En principio, en las instituciones religiosas sus miembros carecen de bienes propios, han renunciado a ellos, y la institución es la que provee a su sustento. En el Opus Dei se hace otro tanto, pero con fórmulas más sofisticadas o menos transparentes. De un lado, se enuncia (para todos los fieles) la “obligación de no ser deficitarios” mirando los ingresos que hacen en la caja común, cuando hacen vida en familia por causa de la formación; luego, sobre Numerarios y Agregados, “se legisla” esa obligación de entregar en la caja común todos sus ingresos del trabajo personal y, al final, es la institución la que les mantiene, organiza sus lugares y modos de vida, y también controla todos sus gastos. Es verdad que los bienes acumulados por la caja común no se subjetivan ordinariamente en la Prelatura, pues acabarían siendo “bienes eclesiásticos”. Y de ahí proviene el acudir a entidades o personas interpuestas para manejar igualmente esos bienes, pero sin sometimiento al régimen canónico. ¿Dónde están las diferencias? No hay cambio en la sustancia. Las diferencias derivan sólo de las ficciones formales.

El paso de los años y las décadas, según el mentado “espíritu” se convertía en institución, ha hecho que la estructura canónica de la Prelatura venga prestando una mayor atención a sus propias movidas institucionales, más que a su fin principal: esto es, la ayuda personal a sus fieles en su “personal camino” de santidad. Todo parece haberse colectivizado y aun lo personal tiende a disolverse en lo institucional, en lo colectivo, como primera tarea. El hecho se debe en parte a la “profesionalización” de los cuadros dirigentes, en el peor de sus sentidos. Es decir, existe ya consolidada una verdadera “nomenclatura” que come y vive “de” la institución y “para” la institución: son los “profesionales de la labor”, los expertos en el “espíritu”, siempre las mismas personas cambiando de puestos, pero perpetuados en sus cargos de Directores, manteniendo hábitos de viejo cuño y circulando por los circuitos del “poder” establecido.

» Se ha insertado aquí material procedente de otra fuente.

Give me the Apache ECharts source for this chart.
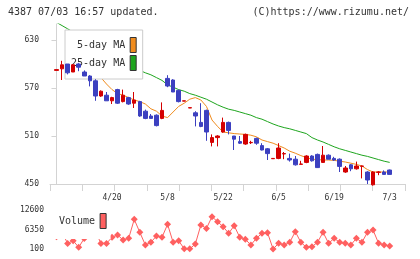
<!DOCTYPE html>
<html>
<head>
<meta charset="utf-8">
<script src="https://cdn.jsdelivr.net/npm/echarts@6/dist/echarts.min.js"></script>
<style>
html,body{margin:0;padding:0;background:#fff}
#chart{width:420px;height:259px}
</style>
</head>
<body>
<div id="chart"></div>
<script>
// daily prices, index 0 .. 60 (last = 7/3)
var dateLabels = ['4/20', '5/8', '5/22', '6/5', '6/19', '7/3']
var labelIdx = [10, 20, 30, 40, 50, 60]
var openP  = [592,594,600,590,600,590,585,579,560,561,554,568,553,558,551,553,541,535,536,532,
              582,580,567,553.6,545,539,527,542,502,508,515,527,510,503,500,501.6,507,498,494,481.6,
              482,487.6,482,481,474.6,477,485,487,477,486,482,481,465,474,469,472.1,465,449,464.6,465,467.5]
var closeP = [593,599,589,599,596,585,579,560,566,554,558,551,561,550,555,535,532,532,523,542,
              572.5,565,553,554,545.4,535,522,515,508,510,527,517,506,501,512,502,501,492.5,488,482,
              495,488,480,474,475,485,479,470.5,486,481,480,472,470,469,472.5,472.5,455,465,465,462,462]
var lowP   = [592,580,587,590,591,585,572,554,559,554,550,550,552,549,545,534,531,532,522,531,
              571,565,552,553.6,545,522,521,504,497,497,514,512,492.5,500,499,500,499,492,480,481.6,
              481,481,478,473,474.6,476,478,470,476.5,481,479,465,464,466,468,457,450,448,461,462,462]
var highP  = [593,604,600,600,601,592,586,581,567,565,559,569,568,559,565,554,543,537.5,537,552,
              586,581,568,554,545.4,541,551,543,512,511,533,528,510,510,513,504,508,501,495,482,
              501,490,488,485,479,486,486,488,497.5,487,484,482,472.5,475,478,473,466,466,466,467,468]
var ma5 = [null,null,null,null,594,592,588,585,583,575,568,563,561,558,555,553,550,544,541,535,
           533,540,547,551,556,558,555,547,530,522,515,514,513,512.5,512,511,509,505,503,501,
           498,495,491,488.5,485.5,483,481,480.5,480,480,479.5,478.5,477.5,476,474.5,472.5,468,465,465,465,465]
var ma25 = [652,648,644,640,636,632,628,624,620,616,612,608,604,600,596,592,589,586.5,583,579.5,
            574,571,568,566,563,561,558.5,556,552.5,549,546,543.5,542,540,538,536,533,531,528,525,
            522.5,520.5,519,517,515,513,508,505,502.5,499.5,496.5,494,492,490,488,486,484.5,482.5,480.5,478.5,477]
var volume = [4000,5400,1900,2750,650,3500,5000,5800,1900,1900,3850,4600,2980,3530,9600,5450,1400,2250,4270,3850,
              8000,2250,2750,150,150,1700,7800,6700,10450,8850,7250,5130,7570,3850,3210,1400,3530,5130,5320,100,
              1930,1380,2250,5650,2250,640,850,2250,5450,1930,3530,2250,1930,1380,3530,2250,5450,6190,1930,1380,1060]
var priceTicks = [450, 510, 570, 630]
var volTicks = [100, 6350, 12600]

var mono = 'DejaVu Sans Mono'
var xMin = -1.17
var xMax = 62.755
var xTicks = []
for (var k = 0; k <= 11; k++) xTicks.push(xMin + k * (xMax - xMin) / 11)

var candles = openP.map(function (o, i) { return [i, o, closeP[i], lowP[i], highP[i]] })
var ma5Data = ma5.map(function (v, i) { return [i, v] })
var ma25Data = ma25.map(function (v, i) { return [i, v] })
var volData = volume.map(function (v, i) { return [i, v] })

var chart = echarts.init(document.getElementById('chart'))
chart.setOption({
    animation: false,
    backgroundColor: '#fff',
    title: [
        {text: '4387 07/03 16:57 updated.', left: 8, top: 7, padding: 0,
         textStyle: {fontFamily: mono, fontSize: 10, fontWeight: 'normal', color: '#333'}},
        {text: '(C)https://www.rizumu.net/', right: 11, top: 7, padding: 0,
         textStyle: {fontFamily: mono, fontSize: 10, fontWeight: 'normal', color: '#333'}}
    ],
    legend: [
        {
            data: [{name: '5-day MA', icon: 'rect'}, {name: '25-day MA', icon: 'rect'}],
            orient: 'vertical', align: 'right', left: 65, top: 30,
            padding: [7, 6, 8, 6], itemGap: 2, itemWidth: 6, itemHeight: 15,
            backgroundColor: '#fff', borderColor: '#ccc', borderWidth: 1, z: 4,
            itemStyle: {borderColor: '#333', borderWidth: 1},
            textStyle: {fontFamily: mono, fontSize: 10, color: '#333'},
            selectedMode: false
        },
        {
            data: [{name: 'Volume', icon: 'rect'}],
            align: 'right', left: 53, top: 207,
            padding: [6, 4, 10, 6], itemWidth: 6, itemHeight: 15,
            backgroundColor: '#fff', borderWidth: 0, z: 4,
            itemStyle: {borderColor: '#333', borderWidth: 1},
            textStyle: {fontFamily: mono, fontSize: 10, color: '#333'},
            selectedMode: false
        }
    ],
    grid: [
        {left: 50, width: 355, top: 24, height: 160},
        {left: 50, width: 355, top: 210, height: 39}
    ],
    xAxis: [
        {
            type: 'value', gridIndex: 0, min: xMin, max: xMax,
            axisLine: {lineStyle: {color: '#d3d3d3'}},
            axisTick: {show: true, length: 7, customValues: xTicks, lineStyle: {color: '#d3d3d3'}},
            axisLabel: {
                customValues: labelIdx, margin: 10, fontFamily: mono, fontSize: 8, color: '#333',
                formatter: function (v) {
                    var j = labelIdx.indexOf(Math.round(v))
                    return j >= 0 ? dateLabels[j] : ''
                }
            },
            splitLine: {show: false}
        },
        {
            type: 'value', gridIndex: 1, min: xMin, max: xMax,
            axisLine: {show: false}, axisTick: {show: false}, axisLabel: {show: false},
            splitLine: {show: false}
        }
    ],
    yAxis: [
        {
            type: 'value', gridIndex: 0, min: 450, max: 650,
            axisLine: {show: true, lineStyle: {color: '#d3d3d3'}},
            axisTick: {show: true, length: 5, customValues: priceTicks, lineStyle: {color: '#d3d3d3'}},
            axisLabel: {customValues: priceTicks, margin: 11, fontFamily: mono, fontSize: 8, color: '#333'},
            splitLine: {show: false}
        },
        {
            type: 'value', gridIndex: 1, min: 100, max: 12600,
            axisLine: {show: false}, axisTick: {show: false},
            axisLabel: {
                customValues: volTicks, margin: 6, fontFamily: mono, fontSize: 8, color: '#333',
                formatter: function (v) { return String(v) }
            },
            splitLine: {show: false}
        }
    ],
    series: [
        {
            name: '25-day MA', type: 'line', xAxisIndex: 0, yAxisIndex: 0, data: ma25Data,
            showSymbol: false, color: '#1ea51e', lineStyle: {width: 1, color: '#1ea51e'}, z: 2
        },
        {
            name: '5-day MA', type: 'line', xAxisIndex: 0, yAxisIndex: 0, data: ma5Data,
            showSymbol: false, color: '#f08c1e', lineStyle: {width: 1, color: '#f08c1e'}, z: 2
        },
        {
            name: 'price', type: 'candlestick', xAxisIndex: 0, yAxisIndex: 0, data: candles,
            encode: {x: 0, y: [1, 2, 3, 4]}, barWidth: 4, clip: false, z: 5,
            itemStyle: {color: '#d40000', color0: '#3c40c0', borderColor: '#d40000', borderColor0: '#3c40c0', borderWidth: 1}
        },
        {
            name: 'Volume', type: 'line', xAxisIndex: 1, yAxisIndex: 1, data: volData,
            symbol: 'diamond', symbolSize: 7, showSymbol: true, color: '#ff6060',
            lineStyle: {width: 1, color: '#ff6060'}, itemStyle: {color: '#ff6060'}, z: 2
        }
    ]
})
</script>
</body>
</html>
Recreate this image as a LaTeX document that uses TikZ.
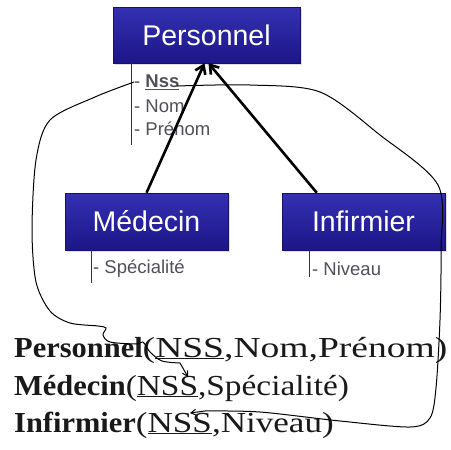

Me parece que no hay exageración en esta descripción. Y, aun si la hubiera, desde esta perspectiva se advierte que la paranoia del proselitismo —la búsqueda urgente de vocaciones— es en parte la necesidad de renovar sus fuentes de financiación: la crisis actual de la institución es también una profunda crisis de su más directa fuente de ingresos económicos. Y esto me permite formular ahora una conclusión muy práctica. ¿Cómo ayudar de verdad al Opus Dei en su actual coyuntura? Hay un modo muy concreto y muy directo: ¡ni un céntimo a la institución!, ¡ni un céntimo a sus movidas!, por buenas que éstas parezcan o por buenas que éstas lo sean. ¡Cuídense los Directores de resolver “sus” problemas, y los demás nos cuidaremos de rezar intensamente para que ellos vivan “el buen espíritu” cristiano! No hablo en broma, ni pretendo hacer ironía ninguna. Para que la institución reconozca sus errores y defectos, sus crisis y sus causas, una de las colaboraciones más eficaces será ayudarle a perder el pesado lastre del dinero. Y pienso que la crisis financiera —mejor cuanto más intensa— ayudará a transitar los caminos de la fe, del desprendimiento, y de una mayor humildad, personal y colectiva.